===== TASK INPUTS

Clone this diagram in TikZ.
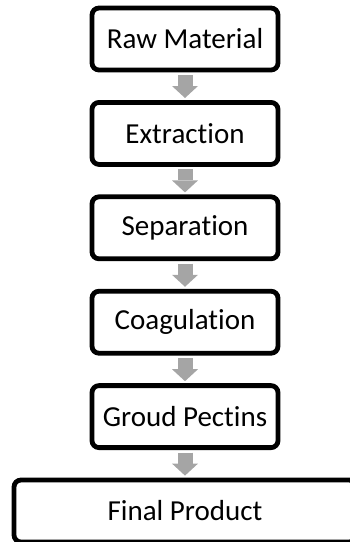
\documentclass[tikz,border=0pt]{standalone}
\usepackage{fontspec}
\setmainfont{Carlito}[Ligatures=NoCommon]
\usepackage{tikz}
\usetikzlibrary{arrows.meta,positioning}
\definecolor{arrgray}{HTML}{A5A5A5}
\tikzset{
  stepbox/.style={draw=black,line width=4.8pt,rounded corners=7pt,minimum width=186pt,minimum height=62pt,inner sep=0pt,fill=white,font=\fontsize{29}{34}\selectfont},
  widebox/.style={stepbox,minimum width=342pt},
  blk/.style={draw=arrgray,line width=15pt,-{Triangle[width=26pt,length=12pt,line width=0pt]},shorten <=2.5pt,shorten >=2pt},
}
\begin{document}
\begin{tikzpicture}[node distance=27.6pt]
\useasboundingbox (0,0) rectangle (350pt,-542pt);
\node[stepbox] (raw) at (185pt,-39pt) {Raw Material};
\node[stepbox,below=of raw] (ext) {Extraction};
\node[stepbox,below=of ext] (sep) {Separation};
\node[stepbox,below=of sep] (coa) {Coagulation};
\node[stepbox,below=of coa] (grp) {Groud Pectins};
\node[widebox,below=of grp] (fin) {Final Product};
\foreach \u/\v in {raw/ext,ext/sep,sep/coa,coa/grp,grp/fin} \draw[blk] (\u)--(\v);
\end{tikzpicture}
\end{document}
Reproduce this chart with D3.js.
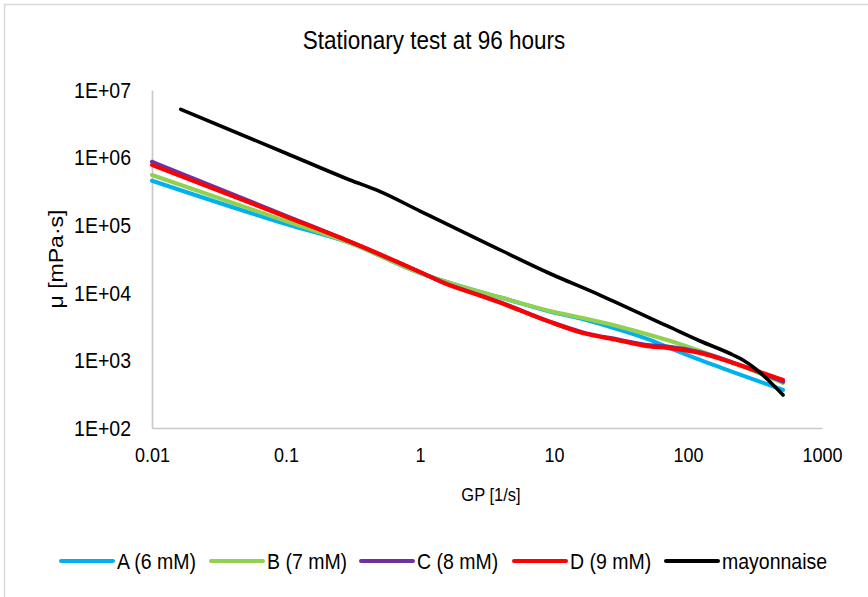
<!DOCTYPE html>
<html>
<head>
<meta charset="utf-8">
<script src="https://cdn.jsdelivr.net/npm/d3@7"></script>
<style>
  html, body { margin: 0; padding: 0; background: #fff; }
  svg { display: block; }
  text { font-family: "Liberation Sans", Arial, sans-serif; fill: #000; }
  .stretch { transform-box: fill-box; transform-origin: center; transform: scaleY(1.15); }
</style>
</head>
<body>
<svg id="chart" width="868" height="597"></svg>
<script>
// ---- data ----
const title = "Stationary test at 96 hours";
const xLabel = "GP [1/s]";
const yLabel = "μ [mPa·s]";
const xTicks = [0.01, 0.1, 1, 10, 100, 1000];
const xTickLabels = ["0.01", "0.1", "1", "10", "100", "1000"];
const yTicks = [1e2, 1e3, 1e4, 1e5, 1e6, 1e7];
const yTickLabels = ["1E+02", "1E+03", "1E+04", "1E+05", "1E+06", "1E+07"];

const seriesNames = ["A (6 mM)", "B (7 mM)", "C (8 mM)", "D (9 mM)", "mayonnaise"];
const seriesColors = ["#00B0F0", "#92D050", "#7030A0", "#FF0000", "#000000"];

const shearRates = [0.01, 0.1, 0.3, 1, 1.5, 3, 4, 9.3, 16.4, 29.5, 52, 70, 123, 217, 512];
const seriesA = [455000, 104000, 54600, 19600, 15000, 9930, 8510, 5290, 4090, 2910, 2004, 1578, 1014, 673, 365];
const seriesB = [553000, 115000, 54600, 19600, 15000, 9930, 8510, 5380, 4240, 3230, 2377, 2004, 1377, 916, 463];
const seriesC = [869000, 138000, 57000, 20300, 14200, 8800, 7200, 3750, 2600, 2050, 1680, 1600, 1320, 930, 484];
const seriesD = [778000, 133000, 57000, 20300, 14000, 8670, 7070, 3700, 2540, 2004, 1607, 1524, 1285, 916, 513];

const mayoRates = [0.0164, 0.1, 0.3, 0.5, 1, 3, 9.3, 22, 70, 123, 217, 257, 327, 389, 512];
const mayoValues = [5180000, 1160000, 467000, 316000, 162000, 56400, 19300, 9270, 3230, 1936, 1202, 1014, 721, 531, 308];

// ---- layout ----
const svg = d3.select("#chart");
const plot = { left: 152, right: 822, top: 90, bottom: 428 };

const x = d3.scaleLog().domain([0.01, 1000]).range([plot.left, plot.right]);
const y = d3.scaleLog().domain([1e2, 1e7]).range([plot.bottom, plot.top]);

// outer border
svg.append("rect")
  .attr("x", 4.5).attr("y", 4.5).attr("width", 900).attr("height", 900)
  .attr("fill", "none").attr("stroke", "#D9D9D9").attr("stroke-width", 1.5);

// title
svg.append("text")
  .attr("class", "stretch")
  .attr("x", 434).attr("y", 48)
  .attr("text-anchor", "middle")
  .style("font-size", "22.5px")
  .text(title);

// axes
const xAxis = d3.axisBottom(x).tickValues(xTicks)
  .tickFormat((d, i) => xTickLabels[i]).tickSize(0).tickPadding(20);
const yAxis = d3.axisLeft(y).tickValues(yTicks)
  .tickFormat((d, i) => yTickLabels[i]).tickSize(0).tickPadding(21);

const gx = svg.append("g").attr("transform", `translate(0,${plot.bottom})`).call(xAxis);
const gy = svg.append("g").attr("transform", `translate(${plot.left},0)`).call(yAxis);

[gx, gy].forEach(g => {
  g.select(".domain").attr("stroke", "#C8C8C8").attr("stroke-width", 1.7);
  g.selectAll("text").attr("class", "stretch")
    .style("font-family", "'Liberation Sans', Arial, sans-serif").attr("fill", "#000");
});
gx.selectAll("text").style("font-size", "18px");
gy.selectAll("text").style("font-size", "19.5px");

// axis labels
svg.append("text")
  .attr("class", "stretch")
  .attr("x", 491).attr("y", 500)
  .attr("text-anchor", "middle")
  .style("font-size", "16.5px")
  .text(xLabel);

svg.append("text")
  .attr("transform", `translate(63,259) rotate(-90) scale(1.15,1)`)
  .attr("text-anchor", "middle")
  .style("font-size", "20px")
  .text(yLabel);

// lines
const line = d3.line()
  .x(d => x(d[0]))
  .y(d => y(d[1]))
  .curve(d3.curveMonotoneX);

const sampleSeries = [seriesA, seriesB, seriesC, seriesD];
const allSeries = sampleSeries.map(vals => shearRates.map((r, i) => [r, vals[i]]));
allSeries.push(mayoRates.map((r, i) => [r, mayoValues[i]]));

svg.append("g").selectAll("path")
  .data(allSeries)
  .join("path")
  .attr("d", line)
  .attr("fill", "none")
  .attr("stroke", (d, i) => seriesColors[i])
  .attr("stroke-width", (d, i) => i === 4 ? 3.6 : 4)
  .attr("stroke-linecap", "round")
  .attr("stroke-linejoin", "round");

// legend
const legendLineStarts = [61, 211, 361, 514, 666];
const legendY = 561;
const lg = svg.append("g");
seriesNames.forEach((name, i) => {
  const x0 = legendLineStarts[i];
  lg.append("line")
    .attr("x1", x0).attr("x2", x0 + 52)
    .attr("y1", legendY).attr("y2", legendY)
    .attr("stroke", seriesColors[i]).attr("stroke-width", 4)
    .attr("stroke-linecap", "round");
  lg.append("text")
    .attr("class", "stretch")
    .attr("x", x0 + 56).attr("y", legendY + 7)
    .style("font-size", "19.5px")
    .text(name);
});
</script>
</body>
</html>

==========

Quote the entries in full. Any image among them is to be omitted from the copy.

Clone this diagram in TikZ.
\documentclass[tikz,border=0pt]{standalone}
\usepackage{fontspec}
\setmainfont{Carlito}[Ligatures=NoCommon]
\usepackage{tikz}
\usetikzlibrary{arrows.meta,positioning}
\definecolor{arrgray}{HTML}{A5A5A5}
\tikzset{
  stepbox/.style={draw=black,line width=4.8pt,rounded corners=7pt,minimum width=186pt,minimum height=62pt,inner sep=0pt,fill=white,font=\fontsize{29}{34}\selectfont},
  widebox/.style={stepbox,minimum width=342pt},
  blk/.style={draw=arrgray,line width=15pt,-{Triangle[width=26pt,length=12pt,line width=0pt]},shorten <=2.5pt,shorten >=2pt},
}
\begin{document}
\begin{tikzpicture}[node distance=27.6pt]
\useasboundingbox (0,0) rectangle (350pt,-542pt);
\node[stepbox] (raw) at (185pt,-39pt) {Raw Material};
\node[stepbox,below=of raw] (ext) {Extraction};
\node[stepbox,below=of ext] (sep) {Separation};
\node[stepbox,below=of sep] (coa) {Coagulation};
\node[stepbox,below=of coa] (grp) {Groud Pectins};
\node[widebox,below=of grp] (fin) {Final Product};
\foreach \u/\v in {raw/ext,ext/sep,sep/coa,coa/grp,grp/fin} \draw[blk] (\u)--(\v);
\end{tikzpicture}
\end{document}
Reproduce this chart with D3.js.
<!DOCTYPE html>
<html>
<head>
<meta charset="utf-8">
<script src="https://cdn.jsdelivr.net/npm/d3@7"></script>
<style>
  html, body { margin: 0; padding: 0; background: #fff; }
  svg { display: block; }
  text { font-family: "Liberation Sans", Arial, sans-serif; fill: #000; }
  .stretch { transform-box: fill-box; transform-origin: center; transform: scaleY(1.15); }
</style>
</head>
<body>
<svg id="chart" width="868" height="597"></svg>
<script>
// ---- data ----
const title = "Stationary test at 96 hours";
const xLabel = "GP [1/s]";
const yLabel = "μ [mPa·s]";
const xTicks = [0.01, 0.1, 1, 10, 100, 1000];
const xTickLabels = ["0.01", "0.1", "1", "10", "100", "1000"];
const yTicks = [1e2, 1e3, 1e4, 1e5, 1e6, 1e7];
const yTickLabels = ["1E+02", "1E+03", "1E+04", "1E+05", "1E+06", "1E+07"];

const seriesNames = ["A (6 mM)", "B (7 mM)", "C (8 mM)", "D (9 mM)", "mayonnaise"];
const seriesColors = ["#00B0F0", "#92D050", "#7030A0", "#FF0000", "#000000"];

const shearRates = [0.01, 0.1, 0.3, 1, 1.5, 3, 4, 9.3, 16.4, 29.5, 52, 70, 123, 217, 512];
const seriesA = [455000, 104000, 54600, 19600, 15000, 9930, 8510, 5290, 4090, 2910, 2004, 1578, 1014, 673, 365];
const seriesB = [553000, 115000, 54600, 19600, 15000, 9930, 8510, 5380, 4240, 3230, 2377, 2004, 1377, 916, 463];
const seriesC = [869000, 138000, 57000, 20300, 14200, 8800, 7200, 3750, 2600, 2050, 1680, 1600, 1320, 930, 484];
const seriesD = [778000, 133000, 57000, 20300, 14000, 8670, 7070, 3700, 2540, 2004, 1607, 1524, 1285, 916, 513];

const mayoRates = [0.0164, 0.1, 0.3, 0.5, 1, 3, 9.3, 22, 70, 123, 217, 257, 327, 389, 512];
const mayoValues = [5180000, 1160000, 467000, 316000, 162000, 56400, 19300, 9270, 3230, 1936, 1202, 1014, 721, 531, 308];

// ---- layout ----
const svg = d3.select("#chart");
const plot = { left: 152, right: 822, top: 90, bottom: 428 };

const x = d3.scaleLog().domain([0.01, 1000]).range([plot.left, plot.right]);
const y = d3.scaleLog().domain([1e2, 1e7]).range([plot.bottom, plot.top]);

// outer border
svg.append("rect")
  .attr("x", 4.5).attr("y", 4.5).attr("width", 900).attr("height", 900)
  .attr("fill", "none").attr("stroke", "#D9D9D9").attr("stroke-width", 1.5);

// title
svg.append("text")
  .attr("class", "stretch")
  .attr("x", 434).attr("y", 48)
  .attr("text-anchor", "middle")
  .style("font-size", "22.5px")
  .text(title);

// axes
const xAxis = d3.axisBottom(x).tickValues(xTicks)
  .tickFormat((d, i) => xTickLabels[i]).tickSize(0).tickPadding(20);
const yAxis = d3.axisLeft(y).tickValues(yTicks)
  .tickFormat((d, i) => yTickLabels[i]).tickSize(0).tickPadding(21);

const gx = svg.append("g").attr("transform", `translate(0,${plot.bottom})`).call(xAxis);
const gy = svg.append("g").attr("transform", `translate(${plot.left},0)`).call(yAxis);

[gx, gy].forEach(g => {
  g.select(".domain").attr("stroke", "#C8C8C8").attr("stroke-width", 1.7);
  g.selectAll("text").attr("class", "stretch")
    .style("font-family", "'Liberation Sans', Arial, sans-serif").attr("fill", "#000");
});
gx.selectAll("text").style("font-size", "18px");
gy.selectAll("text").style("font-size", "19.5px");

// axis labels
svg.append("text")
  .attr("class", "stretch")
  .attr("x", 491).attr("y", 500)
  .attr("text-anchor", "middle")
  .style("font-size", "16.5px")
  .text(xLabel);

svg.append("text")
  .attr("transform", `translate(63,259) rotate(-90) scale(1.15,1)`)
  .attr("text-anchor", "middle")
  .style("font-size", "20px")
  .text(yLabel);

// lines
const line = d3.line()
  .x(d => x(d[0]))
  .y(d => y(d[1]))
  .curve(d3.curveMonotoneX);

const sampleSeries = [seriesA, seriesB, seriesC, seriesD];
const allSeries = sampleSeries.map(vals => shearRates.map((r, i) => [r, vals[i]]));
allSeries.push(mayoRates.map((r, i) => [r, mayoValues[i]]));

svg.append("g").selectAll("path")
  .data(allSeries)
  .join("path")
  .attr("d", line)
  .attr("fill", "none")
  .attr("stroke", (d, i) => seriesColors[i])
  .attr("stroke-width", (d, i) => i === 4 ? 3.6 : 4)
  .attr("stroke-linecap", "round")
  .attr("stroke-linejoin", "round");

// legend
const legendLineStarts = [61, 211, 361, 514, 666];
const legendY = 561;
const lg = svg.append("g");
seriesNames.forEach((name, i) => {
  const x0 = legendLineStarts[i];
  lg.append("line")
    .attr("x1", x0).attr("x2", x0 + 52)
    .attr("y1", legendY).attr("y2", legendY)
    .attr("stroke", seriesColors[i]).attr("stroke-width", 4)
    .attr("stroke-linecap", "round");
  lg.append("text")
    .attr("class", "stretch")
    .attr("x", x0 + 56).attr("y", legendY + 7)
    .style("font-size", "19.5px")
    .text(name);
});
</script>
</body>
</html>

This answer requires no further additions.